Les Chroniques de l'Imaginaire

Les envolés - Kern, Etienne

Un soir d'hiver, le 4 février 2016, Etienne Kern navigue sur Internet lorsque son regard se porte par hasard sur la rubrique "éphéméride". Il découvre alors que cent-quatre ans plus tôt, un jeune homme de trente-trois ans s'est tué en sautant du premier étage de la Tour Eiffel alors qu'il comptait faire la démonstration de la réussite de son invention : le parachute. Cet homme s'appelait Franz Reichelt. Les mots d'Etienne Kern nous permettent d'aller à sa rencontre.

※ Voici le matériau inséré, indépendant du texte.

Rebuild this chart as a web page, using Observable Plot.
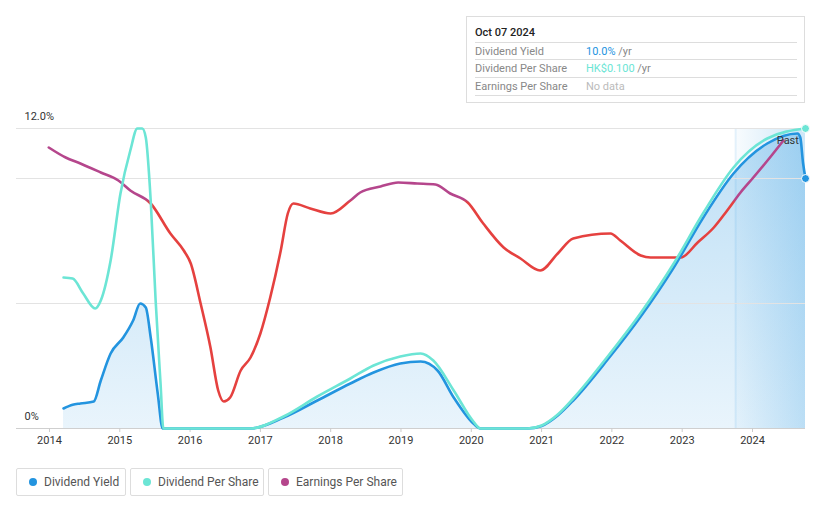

Franz était né dans un village près de Prague. Fils de cordonnier, le jeune homme était davantage attiré par la couture et a pu trouver un apprentissage chez un tisserand. Le talent et l'expérience aidant, il est arrivé en France où il a fini par ouvrir son atelier à Paris, rue Gaillon. C'est là qu'il recevait ses clients et gagnait sa vie, modestement, avec une satisfaction tranquille. Il s'était fait un ami en arrivant dans la capitale, Antonio, couturier comme lui qui avait plus d'ambition et de fièvre. Il était en admiration face aux exploits des aviateurs (Louis Blériot, les frères Wright) et rêvait d'atteindre les cieux à cette époque où décoller et parcourir quelques mètres était déjà une prouesse. Malheureusement, les accidents mortels n'étaient pas rares. Une récompense fut donc proposée pour celui qui parviendrait à trouver une solution permettant au pilote de sauver sa vie.

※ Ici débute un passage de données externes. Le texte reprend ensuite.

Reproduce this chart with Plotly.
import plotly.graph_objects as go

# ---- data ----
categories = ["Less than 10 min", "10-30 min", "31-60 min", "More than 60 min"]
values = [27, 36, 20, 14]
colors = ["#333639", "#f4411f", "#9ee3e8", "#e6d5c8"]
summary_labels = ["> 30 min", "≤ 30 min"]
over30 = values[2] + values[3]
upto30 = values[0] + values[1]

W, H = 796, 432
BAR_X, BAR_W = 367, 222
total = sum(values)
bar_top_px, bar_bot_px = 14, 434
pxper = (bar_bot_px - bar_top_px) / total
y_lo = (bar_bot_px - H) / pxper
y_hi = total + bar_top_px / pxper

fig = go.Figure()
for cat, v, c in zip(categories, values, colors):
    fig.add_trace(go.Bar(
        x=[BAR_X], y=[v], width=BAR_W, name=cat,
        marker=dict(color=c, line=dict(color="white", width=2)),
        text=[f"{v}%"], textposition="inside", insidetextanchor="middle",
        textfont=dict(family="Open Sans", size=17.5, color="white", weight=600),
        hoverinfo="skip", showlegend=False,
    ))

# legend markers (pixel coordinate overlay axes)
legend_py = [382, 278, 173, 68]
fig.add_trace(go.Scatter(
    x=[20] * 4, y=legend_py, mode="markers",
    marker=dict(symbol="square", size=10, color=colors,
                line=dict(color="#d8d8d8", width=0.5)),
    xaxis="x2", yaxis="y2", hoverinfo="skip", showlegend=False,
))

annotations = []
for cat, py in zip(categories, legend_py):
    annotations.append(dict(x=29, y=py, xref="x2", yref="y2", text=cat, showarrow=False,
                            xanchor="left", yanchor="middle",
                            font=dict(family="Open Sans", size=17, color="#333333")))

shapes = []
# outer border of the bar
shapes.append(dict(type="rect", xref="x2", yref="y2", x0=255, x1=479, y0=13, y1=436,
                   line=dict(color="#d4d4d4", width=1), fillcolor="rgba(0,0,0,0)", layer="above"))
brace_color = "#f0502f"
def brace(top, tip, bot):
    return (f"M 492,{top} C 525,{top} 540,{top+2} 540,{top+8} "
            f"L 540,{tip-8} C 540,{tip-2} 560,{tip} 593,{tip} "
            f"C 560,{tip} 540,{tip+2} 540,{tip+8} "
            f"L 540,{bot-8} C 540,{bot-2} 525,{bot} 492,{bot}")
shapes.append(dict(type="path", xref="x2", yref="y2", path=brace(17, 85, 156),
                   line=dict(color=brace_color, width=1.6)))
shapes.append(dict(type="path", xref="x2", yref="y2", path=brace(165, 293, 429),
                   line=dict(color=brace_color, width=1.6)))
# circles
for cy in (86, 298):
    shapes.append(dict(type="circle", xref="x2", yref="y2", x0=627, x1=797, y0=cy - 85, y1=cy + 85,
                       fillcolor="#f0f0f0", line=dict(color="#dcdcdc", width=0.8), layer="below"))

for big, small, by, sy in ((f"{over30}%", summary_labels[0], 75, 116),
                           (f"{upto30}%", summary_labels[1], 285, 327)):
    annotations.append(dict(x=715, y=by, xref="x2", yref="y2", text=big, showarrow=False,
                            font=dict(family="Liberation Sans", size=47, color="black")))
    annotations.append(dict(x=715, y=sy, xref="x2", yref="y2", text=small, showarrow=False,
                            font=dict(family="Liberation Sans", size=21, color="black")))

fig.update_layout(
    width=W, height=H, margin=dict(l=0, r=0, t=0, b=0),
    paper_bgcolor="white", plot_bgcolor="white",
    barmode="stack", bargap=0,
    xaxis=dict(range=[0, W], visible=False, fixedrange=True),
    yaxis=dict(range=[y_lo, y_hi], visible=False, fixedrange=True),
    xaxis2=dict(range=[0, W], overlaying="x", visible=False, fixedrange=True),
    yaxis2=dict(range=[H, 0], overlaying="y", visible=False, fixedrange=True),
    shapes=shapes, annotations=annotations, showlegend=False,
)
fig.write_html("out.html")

Un incident précis va motiver Franz à confectionner un parachute grâce à ses talents de couturier. Les débuts sont peu prometteurs, il vise trop petit, pas assez fonctionnel. Mais il s'acharne, oubliant ses clients, obnubilé par l'idée de trouver le modèle qui révolutionnera la sécurité des aviateurs. Et il y a autre chose : il veut faire cela pour la femme qu'il aime.

Le récit biographique de Franz est coupé par les incursions des pensées de l'auteur, qui visionne les images et vidéos d'archives, observant impuissant les sourires de l'homme dont on assiste à la mort quelques instants plus tard. Cette histoire trouve un écho personnel dans la vie d'Etienne Kern, qui a connu lui-même dans son entourage deux chutes aux conséquences irrémédiables. On comprend aisément qu'il se sente aussi lié à cet homme sur qui il est tombé par hasard et dont personne ne se souvient aujourd'hui.

Etienne Kern ressuscite avec tendresse l'existence trop brève de Franz Reichelt. L'écriture est belle, sensible, ancrée dans une période de Belle Époque qui croyait au progrès. C'est un bel hommage au jeune inventeur et aux rêveurs qui tentent vaillamment de toucher les étoiles, quitte à se brûler les ailes.